Frequently Asked Questions
Q: What happens if our team hasn’t formally established the compound’s OEL before the equipment order is placed?
A: The equipment decision should be paused until the OEL is agreed upon as a binding design constraint, not a planning estimate. Without it, EH&S, production, and procurement will each apply a different risk threshold, and the strategy selection — push-push or BIBO — cannot be made defensibly. A general OEB5 classification is not a sufficient substitute, because the engineering margin available to the operator differs significantly across the OEB5 band. Establishing the OEL first is the step that makes every subsequent evaluation tractable.
Q: After selecting BIBO, what is the first validation step teams typically overlook before commissioning?
A: The bag-sealing and waste-removal sequence must be treated as a distinct SMEPAC surrogate-test target, not assumed to be covered by the broader filter changeout data. A surrogate test protocol that captures the filter-shift procedure but omits the bag-sealing step leaves a gap that regulators and internal audit teams will identify — and closing it after commissioning typically requires a supplementary study that delays release to full production.
Q: Does push-push remain a defensible strategy if campaign frequency increases significantly after the isolator is installed?
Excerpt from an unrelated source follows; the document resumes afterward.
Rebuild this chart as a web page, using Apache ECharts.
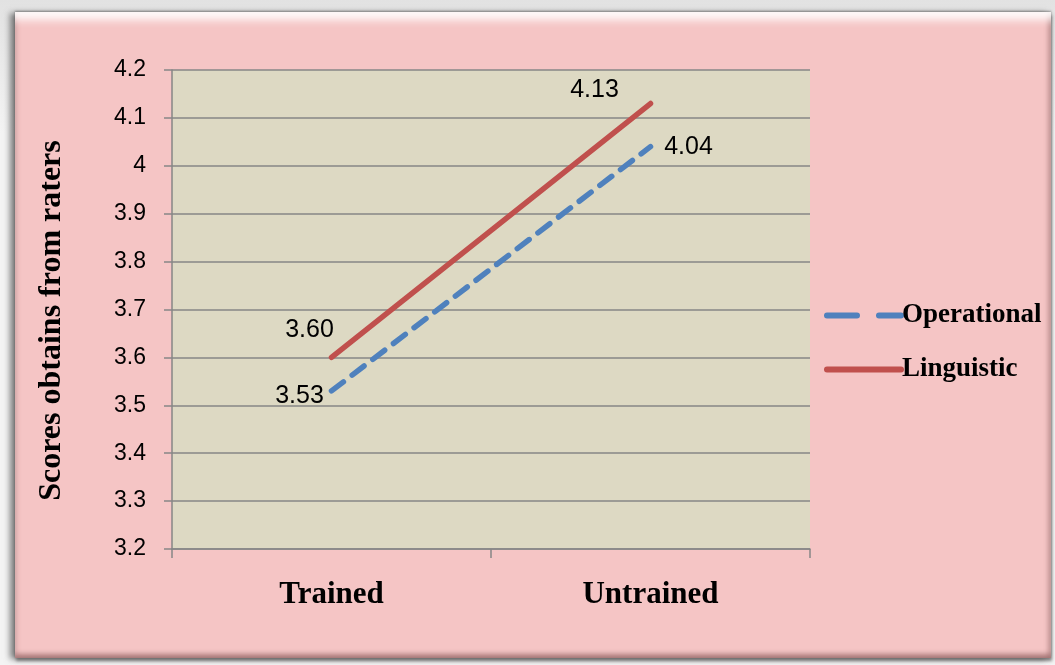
<!DOCTYPE html>
<html>
<head>
<meta charset="utf-8">
<script src="https://cdn.jsdelivr.net/npm/echarts@6/dist/echarts.min.js"></script>
<style>
  html, body { margin: 0; padding: 0; background: #eeeeee; }
  #wrap { position: relative; width: 1055px; height: 665px; overflow: hidden;
          background: linear-gradient(#e2e2e2, #f4f4f4 20%, #f4f4f4); }
  #frame { position: absolute; left: 15px; top: 12px; width: 1036px; height: 646px;
           background: #f5c5c5;
           box-shadow: -5px 1px 6px rgba(90,90,90,0.75), 0 -1px 2px rgba(90,90,90,0.6), 1px 3px 3px rgba(90,90,90,0.7),
                       inset 0 13px 9px -5px rgba(255,255,255,0.9),
                       inset -5px 0 4px -2px rgba(150,100,100,0.55),
                       inset 5px 0 4px -3px rgba(150,100,100,0.35),
                       inset 0 -7px 5px -3px rgba(130,85,85,0.65); }
  #chart { position: absolute; left: 0; top: 0; width: 1055px; height: 665px; }
</style>
</head>
<body>
<div id="wrap">
  <div id="frame"></div>
  <div id="chart"></div>
</div>
<script>
// Mean rater scores per group
const categories = ['Trained', 'Untrained'];
const operational = [3.53, 4.04];
const linguistic = [3.60, 4.13];
const yMin = 3.2, yMax = 4.2, yStep = 0.1;

// label placement (pixel offsets from each point)
const opOffsets = [[-32, 5], [38, 0]];
const lgOffsets = [[-22, -27], [-56, -13]];

const BLUE = '#4f81bd', RED = '#c0504d';

function points(values, offsets) {
  return values.map((v, i) => ({
    value: v,
    label: { offset: offsets[i] }
  }));
}

const labelStyle = {
  show: true,
  position: 'inside',
  formatter: p => p.value.toFixed(2),
  fontFamily: '"Liberation Sans", Arial, sans-serif',
  fontSize: 25,
  color: '#000'
};

const chart = echarts.init(document.getElementById('chart'), null, { renderer: 'canvas' });
chart.setOption({
  backgroundColor: 'transparent',
  animation: false,
  grid: { left: 172, right: 245, top: 70, bottom: 116, show: true,
          backgroundColor: '#ddd9c3', borderWidth: 0 },
  legend: {
    orient: 'vertical',
    left: 819, top: 297,
    itemWidth: 74, itemHeight: 26, itemGap: 27,
    itemStyle: { opacity: 0 },
    textStyle: { fontFamily: '"Liberation Serif", "Times New Roman", serif',
                 fontWeight: 'bold', fontSize: 27, color: '#000', padding: [0, 0, 0, -4] },
    data: [
      { name: 'Operational', lineStyle: { color: BLUE, width: 6, type: [30, 22], cap: 'round' } },
      { name: 'Linguistic', lineStyle: { color: RED, width: 6, cap: 'round' } }
    ]
  },
  xAxis: {
    type: 'category',
    data: categories,
    boundaryGap: true,
    axisLine: { lineStyle: { color: '#868686', width: 1.5 } },
    axisTick: { show: true, length: 9, lineStyle: { color: '#868686', width: 1.5 } },
    axisLabel: { margin: 30, color: '#000',
                 fontFamily: '"Liberation Serif", "Times New Roman", serif',
                 fontWeight: 'bold', fontSize: 31 }
  },
  yAxis: {
    type: 'value',
    min: yMin, max: yMax, interval: yStep,
    name: 'Scores obtains from raters',
    nameLocation: 'middle',
    nameGap: 104,
    nameTextStyle: { fontFamily: '"Liberation Serif", "Times New Roman", serif',
                     fontWeight: 'bold', fontSize: 32, color: '#000', padding: [0, 22, 0, 0] },
    axisLine: { show: true, lineStyle: { color: '#868686', width: 1.5 } },
    axisTick: { show: true, inside: false, length: 8, lineStyle: { color: '#868686', width: 1.5 } },
    splitLine: { show: true, lineStyle: { color: '#868686', width: 1.5 } },
    axisLabel: { margin: 26, color: '#000',
                 fontFamily: '"Liberation Sans", Arial, sans-serif', fontSize: 23,
                 formatter: v => String(Math.round(v * 10) / 10) }
  },
  series: [
    {
      name: 'Operational',
      type: 'line',
      data: points(operational, opOffsets),
      symbol: 'circle', symbolSize: 1,
      itemStyle: { color: BLUE },
      lineStyle: { color: BLUE, width: 5.5, type: [15, 11], cap: 'round' },
      label: labelStyle,
      z: 3
    },
    {
      name: 'Linguistic',
      type: 'line',
      data: points(linguistic, lgOffsets),
      symbol: 'circle', symbolSize: 1,
      itemStyle: { color: RED },
      lineStyle: { color: RED, width: 5.5, cap: 'round' },
      label: labelStyle,
      z: 3
    }
  ]
});
</script>
</body>
</html>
A: Not automatically. Push-push’s adequacy was evaluated against the original campaign schedule, and a meaningful increase in changeout frequency raises cumulative operator exposure in ways the initial strategy assessment did not account for. Even if each individual push-push changeout produced acceptable exposure data, the compounding effect of higher-frequency maintenance cycles may push cumulative exposure toward the site limit. A revised exposure assessment against the new schedule is warranted before continuing under the original push-push configuration.
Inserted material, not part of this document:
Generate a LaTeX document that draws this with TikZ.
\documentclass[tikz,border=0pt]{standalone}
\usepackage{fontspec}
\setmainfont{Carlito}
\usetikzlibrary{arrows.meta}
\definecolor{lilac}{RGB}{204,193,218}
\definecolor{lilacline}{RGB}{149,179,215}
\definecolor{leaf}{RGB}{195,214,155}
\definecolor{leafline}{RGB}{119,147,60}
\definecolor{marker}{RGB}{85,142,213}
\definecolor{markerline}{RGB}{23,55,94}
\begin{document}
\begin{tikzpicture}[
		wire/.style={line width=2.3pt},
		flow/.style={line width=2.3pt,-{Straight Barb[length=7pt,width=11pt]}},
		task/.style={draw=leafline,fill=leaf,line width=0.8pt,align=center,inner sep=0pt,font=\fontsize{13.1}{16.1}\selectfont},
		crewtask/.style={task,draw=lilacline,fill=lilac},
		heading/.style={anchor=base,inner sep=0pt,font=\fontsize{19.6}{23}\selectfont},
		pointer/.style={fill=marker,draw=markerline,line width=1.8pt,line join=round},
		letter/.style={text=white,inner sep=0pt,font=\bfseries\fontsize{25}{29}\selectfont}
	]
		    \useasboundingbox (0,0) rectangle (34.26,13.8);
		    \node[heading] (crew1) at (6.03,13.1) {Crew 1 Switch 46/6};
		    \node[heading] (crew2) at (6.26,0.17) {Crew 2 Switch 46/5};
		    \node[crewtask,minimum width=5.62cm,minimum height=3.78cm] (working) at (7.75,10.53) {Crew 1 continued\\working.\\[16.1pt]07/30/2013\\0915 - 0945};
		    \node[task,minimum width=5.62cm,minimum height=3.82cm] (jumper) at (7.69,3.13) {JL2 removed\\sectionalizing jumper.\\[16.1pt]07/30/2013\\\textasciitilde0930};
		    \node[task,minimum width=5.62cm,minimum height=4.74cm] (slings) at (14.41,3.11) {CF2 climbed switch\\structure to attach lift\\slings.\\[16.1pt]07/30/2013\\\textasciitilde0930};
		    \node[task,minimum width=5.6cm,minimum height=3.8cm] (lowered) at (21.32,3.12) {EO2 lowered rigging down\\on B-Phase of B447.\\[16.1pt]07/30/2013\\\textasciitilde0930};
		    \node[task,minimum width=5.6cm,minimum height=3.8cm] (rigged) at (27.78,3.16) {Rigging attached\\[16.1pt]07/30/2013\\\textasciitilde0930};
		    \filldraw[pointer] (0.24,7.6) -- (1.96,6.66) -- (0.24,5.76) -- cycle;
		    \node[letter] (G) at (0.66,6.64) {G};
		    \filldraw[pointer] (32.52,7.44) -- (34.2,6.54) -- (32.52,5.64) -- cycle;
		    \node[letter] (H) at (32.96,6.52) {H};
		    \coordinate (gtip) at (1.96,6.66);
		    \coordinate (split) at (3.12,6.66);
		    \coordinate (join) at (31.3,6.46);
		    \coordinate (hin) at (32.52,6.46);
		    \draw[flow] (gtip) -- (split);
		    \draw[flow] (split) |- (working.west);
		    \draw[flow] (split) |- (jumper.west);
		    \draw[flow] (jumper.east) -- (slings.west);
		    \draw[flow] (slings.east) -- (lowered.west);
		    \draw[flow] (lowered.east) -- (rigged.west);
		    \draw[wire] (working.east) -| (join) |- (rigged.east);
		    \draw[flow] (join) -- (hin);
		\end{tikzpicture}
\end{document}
Q: Is a hybrid BIBO-and-push-push configuration meaningfully safer than either strategy alone, or does it just add complexity?
A: It depends on where powder migration risk is actually concentrated in the specific facility layout. A hybrid approach — BIBO at material transfer ports, push-push for exhaust air filtration — can target the physical bag barrier at the highest-risk interfaces while preserving push-push’s operational simplicity elsewhere. However, it only improves the overall safety profile if the risk mapping has identified those interfaces correctly. Applied without that analysis, it adds consumables cost and procedural steps without a corresponding reduction in operator exposure uncertainty.
Q: At what point does the operational overhead of BIBO outweigh its containment benefit for an OEB5 process?
A: When the compound OEL sits in the upper portion of the OEB5 band, campaigns are infrequent, waste-handling downstream is fully characterized, and SMEPAC data for the push-push changeout sequence confirms exposure remains well within the site limit — at that point, BIBO’s physical margin is harder to justify against its added consumables cost and longer changeout time. The overhead of BIBO becomes a net liability only when the exposure evidence for push-push is strong and the process conditions are stable. Absent that evidence, the overhead is the price of a defensible margin, not an unnecessary cost.